Families Together Coalition Responds to the Second Reading of the Nationality and Borders Bill

July 21, 2021

On Monday the 19th and Tuesday the 20th of July, a parliamentary debate took place concerning the proposed changes to the UK asylum system laid out in the Nationality and Borders bill. At the close of yesterday’s debate, 366 MPs voted in favour of the bill, with 265 MPs voting against. The proposed legislation outlined in the bill effectively creates a discriminatory two-tier asylum system, undermining how the UK fulfils its international obligations to those seeking asylum. The Bill will criminalise and punish refugees, depending on how they arrived in the UK, resulting in a significant reduction in the number of women, men and children who are able to access family reunion, one of the few existing safe and regular routes into the UK.

Opposition MP’s raised the widespread concerns that this bill is in fact an anti-refugee bill, that it sets out to undermine the 1951 Refugee Convention and it will place refugees in further harm, pushing them into the hands of people smugglers and increasing the strain on their mental and physical well-being. A number of MP’s raised concerns about refugee family reunion including the impact that restricted access to family reunion for group two refugees will have on women and children. 

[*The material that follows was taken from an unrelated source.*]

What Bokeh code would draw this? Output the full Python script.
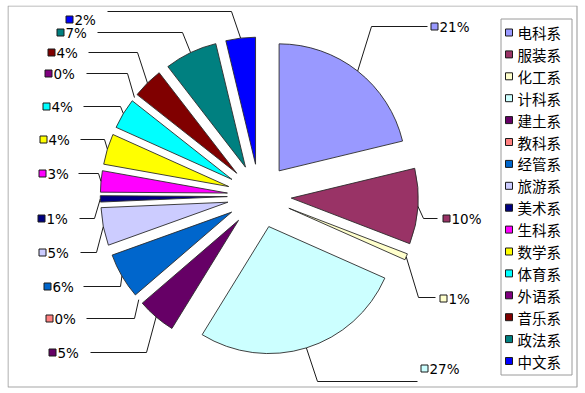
import math
from bokeh.plotting import figure
from bokeh.models import ColumnDataSource, Range1d
from bokeh.embed import file_html
from bokeh.resources import INLINE
from bokeh.core.properties import value

# ---------------- data ----------------
departments = ["电科系", "服装系", "化工系", "计科系", "建土系", "教科系", "经管系", "旅游系",
               "美术系", "生科系", "数学系", "体育系", "外语系", "音乐系", "政法系", "中文系"]
# slice shares as drawn (percent)
shares = [21.2, 9.6, 0.8, 27.1, 4.9, 0.0, 5.8, 4.8, 0.8, 2.7, 3.9, 3.9, 0.0, 3.9, 6.7, 3.75]
# percentage labels as printed on the chart
pct_labels = ["21%", "10%", "1%", "27%", "5%", "0%", "6%", "5%", "1%", "3%", "4%", "4%",
              "0%", "4%", "7%", "2%"]
colors = ["#9999FF", "#993366", "#FFFFCC", "#CCFFFF", "#660066", "#FF8080", "#0066CC", "#CCCCFF",
          "#000080", "#FF00FF", "#FFFF00", "#00FFFF", "#800080", "#800000", "#008080", "#0000FF"]

# ---------------- layout (screen pixels of the page) ----------------
FX, FY = 7, 5            # page position of the figure's top-left corner
W, H = 571, 383
CX, CY = 258.8, 195.5    # pie centre
R = 127                  # pie radius
D = 32                   # explosion distance

# label square centre (x, y), leader elbow x, leader horizontal y, leader end x
label_sq = [(434, 26), (446, 218), (443, 298), (424, 368), (52, 352), (49, 318), (47, 286),
            (42, 252), (41, 218), (42, 173), (43, 139), (46, 106), (48, 73), (51, 52),
            (60, 32), (69, 19)]
leader_elbow = [(371, 26, 427), (423, 218, 437), (418, 297, 435), (317, 381, 417),
                (146, 352, 90), (134, 318, 86), (120, 286, 83), (96, 252, 80),
                (94, 218, 79), (98, 173, 78), (104, 139, 80), (120, 106, 83),
                (127, 73, 86), (137, 52, 88), (182, 32, 97), (231, 11, 107)]

LEG_LEFT, LEG_RIGHT, LEG_TOP, LEG_BOTTOM = 500, 571, 18, 374
LEG_Y0, LEG_STEP = 32, 21.9

p = figure(width=W, height=H, output_backend="svg", toolbar_location=None,
           x_range=Range1d(FX, FX + W), y_range=Range1d(-(FY + H), -FY),
           min_border=0, background_fill_color="white", border_fill_color="white")
p.axis.visible = False
p.grid.visible = False
p.outline_line_color = None
p.styles = {"margin-left": "%dpx" % FX, "margin-top": "%dpx" % FY}

# outer chart border
p.quad(left=FX + 0.5, right=FX + W - 1.5, top=-(FY + 0.5), bottom=-(FY + H - 1.5),
       fill_color=None, line_color="#a6a6a6", line_width=1.2)

total = sum(shares)
wx, wy, sa, ea, wc = [], [], [], [], []
lxs, lys = [], []
cum = 0.0
for i, s in enumerate(shares):
    t0 = cum / total * 360.0
    t1 = (cum + s) / total * 360.0
    cum += s
    mid = math.radians((t0 + t1) / 2)
    ax = CX + D * math.sin(mid)
    ay = CY - D * math.cos(mid)
    if s > 0:
        wx.append(ax)
        wy.append(-ay)
        sa.append(math.radians(90 - t0))
        ea.append(math.radians(90 - t1))
        wc.append(colors[i])
    sx = ax + R * math.sin(mid)
    sy = ay - R * math.cos(mid)
    ex, ey, endx = leader_elbow[i]
    lxs.append([sx, ex, endx])
    lys.append([-sy, -ey, -ey])

wsrc = ColumnDataSource(dict(x=wx, y=wy, sa=sa, ea=ea, c=wc))
p.wedge(x="x", y="y", radius=R, radius_units="screen", start_angle="sa", end_angle="ea",
        direction="clock", fill_color="c", line_color="#2b2b2b", line_width=0.9, source=wsrc)

p.multi_line(xs=lxs, ys=lys, line_color="#1a1a1a", line_width=1)

# data labels: coloured square + percentage
lsrc = ColumnDataSource(dict(x=[q[0] for q in label_sq], y=[-q[1] for q in label_sq],
                             tx=[q[0] + 5 for q in label_sq], t=pct_labels, c=colors))
p.rect(x="x", y="y", width=7, height=7, width_units="screen", height_units="screen",
       fill_color="c", line_color="#1a1a1a", line_width=1, source=lsrc)
p.text(x="tx", y="y", text="t", text_align="left", text_baseline="middle",
       text_font=value("DejaVu Sans"), text_font_size="13.5px", text_color="black", source=lsrc)

# legend
p.quad(left=LEG_LEFT + 0.5, right=LEG_RIGHT + 0.5, top=-(LEG_TOP + 0.5), bottom=-(LEG_BOTTOM + 0.5),
       fill_color="white", line_color="#9a9a9a", line_width=1)
gy = [-(LEG_Y0 + i * LEG_STEP) for i in range(len(departments))]
gsrc = ColumnDataSource(dict(x=[508.5] * len(departments), y=gy, tx=[517] * len(departments),
                             t=departments, c=colors))
p.rect(x="x", y="y", width=7, height=7, width_units="screen", height_units="screen",
       fill_color="c", line_color="#1a1a1a", line_width=1, source=gsrc)
p.text(x="tx", y="y", text="t", text_align="left", text_baseline="middle",
       text_font=value("Noto Sans CJK SC"), text_font_size="14.5px", text_color="black", source=gsrc)

open("out.html", "w").write(file_html(p, INLINE))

Stuart McDonald stated that ‘Their refugee family reunion rights will be diminished, according to the plan, meaning that they cannot be joined by a spouse or perhaps a child. The detail is not in the Bill, but that is what the plan suggests and the Bill enables… that inevitably gives the Christian convert a choice: does the family stay apart or do other family members—often the women and children that the Home Secretary professes to be protecting—then have to follow and make their own dangerous journeys? Without the family, without state support and without stability, the Uyghur, the Syrian and the persecuted Christian convert have no hope of rebuilding their lives. That amounts not to a place of sanctuary, but to a place of punishment—and the Home Office has the audacity to claim that it is in their best interests.’